Electric Car's sports car sold well immediately because of its sleek lines, amazing acceleration, and resale option. In the plan, a buyer was guaranteed that the sports car would have a good trade-in value for eight years for any new car. For example, a sports car purchased in 2010 from Electric Car for $65,000 would be guaranteed to be worth $50,000 in 2017, $48,000 in 2018, and $46,000 in 2019. If an owner could not get the guaranteed amount for a trade-in, the company would give cheque for the difference.

The program helped overcome buyer reluctance in the company's early years. There were some early claims against Electric Car, but the program has not been a great financial drain on the company in recent years. However, the company's public accountants say that a liability must be recorded for potential claims, which are estimated to be $I billion at most. Management thinks the program is no longer needed and has discontinued it, but the potential liability for older sales still exists.
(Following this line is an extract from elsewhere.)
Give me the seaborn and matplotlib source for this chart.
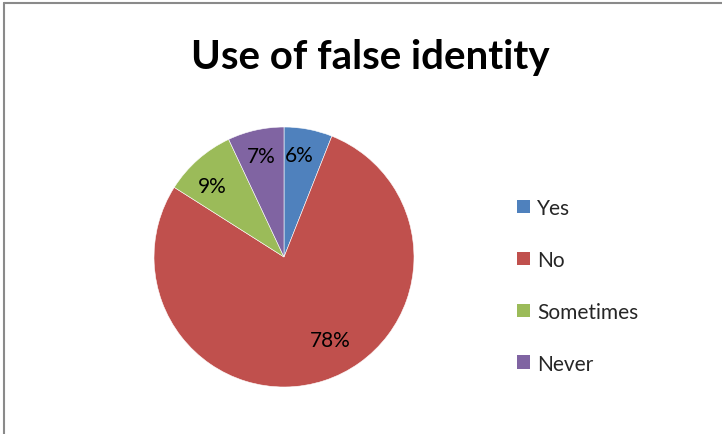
import matplotlib
matplotlib.use("Agg")
import numpy as np
import matplotlib.pyplot as plt
from matplotlib.patches import Patch
from matplotlib.lines import Line2D
import seaborn as sns

# Survey answers and their shares (percent)
categories = ["Yes", "No", "Sometimes", "Never"]
shares = [6, 78, 9, 7]
title = "Use of false identity"

sns.set_theme(style="white")
plt.rcParams["font.family"] = ["Lato", "DejaVu Sans"]

colors = ["#4F81BD", "#C0504D", "#9BBB59", "#8064A2"]

W, H = 722, 435
fig = plt.figure(figsize=(W / 100, H / 100), dpi=100)
fig.patch.set_facecolor("white")

# Pie axes: centre (284, 258) px, radius 130 px
cx, cy, r = 284, 258, 130
ax = fig.add_axes([(cx - r) / W, (H - cy - r) / H, 2 * r / W, 2 * r / H])
wedges, texts, autotexts = ax.pie(
    shares,
    colors=colors,
    startangle=90,
    counterclock=False,
    autopct="%1.0f%%",
    pctdistance=0.78,
    radius=1.0,
    wedgeprops=dict(linewidth=0.4, edgecolor="white"),
    textprops=dict(fontsize=15, color="black"),
)

# "Best fit" label placement: radial distance and angular nudge per slice
label_dist = [0.79, 0.73, 0.78, 0.80]
label_nudge = [2.4, 11.0, 4.0, 0.0]  # degrees, counter-clockwise
for w, t, d, n in zip(wedges, autotexts, label_dist, label_nudge):
    mid = np.deg2rad((w.theta1 + w.theta2) / 2 + n)
    t.set_position((d * np.cos(mid), d * np.sin(mid)))

ax.set_xlim(-1, 1)
ax.set_ylim(-1, 1)
ax.set_aspect("equal")
ax.axis("off")

# Title
fig.text(370 / W, 1 - 57 / H, title, ha="center", va="center",
         fontsize=29, fontweight="bold", color="black")

# Legend on the right
handles = [Patch(facecolor=c, edgecolor="none") for c in colors]
fig.legend(handles, categories, loc="upper left",
           bbox_to_anchor=(517 / W, 1 - 199 / H),
           frameon=False, fontsize=15, labelspacing=1.53,
           handlelength=0.63, handleheight=0.63, handletextpad=0.35,
           borderpad=0, borderaxespad=0)

# Chart-area border (top and left edges visible)
border = "#8a8a8a"
fig.add_artist(Line2D([4 / W, 1.0], [1 - 4 / H, 1 - 4 / H],
                      transform=fig.transFigure, color=border, lw=1.5))
fig.add_artist(Line2D([4 / W, 4 / W], [0.0, 1 - 4 / H],
                      transform=fig.transFigure, color=border, lw=1.5))

fig.savefig("out.png", dpi=100)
Electric Car has reached the end of the first phase of its strategy and is looking forward to the second phase. Two major developments in recent years will require capital expenditures in the foreseeable future:

•                   Electric Car engineers have designed and learned to build the reasonably priced family sedan, which they plan to start selling next year. As sales increase, the production line will be expanded accordingly.

•                   Through their R&D, company engineers have learned to make a better battery that will increase travel time between recharges. This gives them a marketing advantage for the future. They have entered into a joint venture with their battery supplier to capitalise on the R&D. They will build their own plant to make next-generation car batteries, which will ensure a stable supply of batteries at more controllable costs.

This is an important transition point for the company. Management hopes that family sedan sales will be adequate to establish profitability within the next three years. If Electric Car can achieve these profits, management thinks the company will be in the car business for the long run. At this point the company has $10 billion in cash, but management knows that much of this money will be exhausted in the next three years. Here is the key financial question for management:

What are the chances the company can make it through 2020 without having to raise new capital in the financial markets?

Management wants to get through the next three years without incurring significant bank debt and without having to go to the financial markets to sell common stock or issue notes. In three years, the current notes payable will be nearly paid off, and management hopes the company will be profitable enough to start Phase 3 of its master plan.

Management asks you to consider three scenarios for the three-year period from 2018 to 2020:

Scenario 1. The cost of petrol is increasing, the claim rate in each of the three years is one percent, the cost reduction factor in each of the three years is three percent, there are 30 new charger locations each year, and the momentum effect each year is seven percent.

Scenario 2: The cost of petrol is down, the claim rate in each of the three years is 10 percent, the cost reduction factor each year is one percent, there are no new charger locations each year, and the momentum effect each year is two percent.

Scenario 3: The cost of petrol is stable, the claim rate in each of the three years is five percent, the cost reduction factor each year is two percent, there are 20 new charger locations each year, and the momentum effect each year is four percent.

The key year is 2020. By 2020,

(1)  management would like to see a positive net income for the year.

(2)  management wants to owe nothing to the bank; only $l.2 billion of notes payable would remain.

(3)  management wants the company's cash on hand to exceed $l billion. This outcome would tell management that the grand strategy is still viable.

Failing the above outcome, however management could accept some amount owed to the bank, as long as the company had turned the corner and was making money in 2020. Management would conclude that the company still has a good chance of succeeding.



(1)  draw out and highlight the key points that need to be considered in evaluating the three scenarios you are being asked to consider;

(2)  present a brief analysis of each of the scenarios;

(3)  outline any factors that you feel Fred Smith and the management team at the Electric Car Company have not considered;

(4)  and conclude with your preliminary choice of the preferred scenario and why you have chosen this scenario.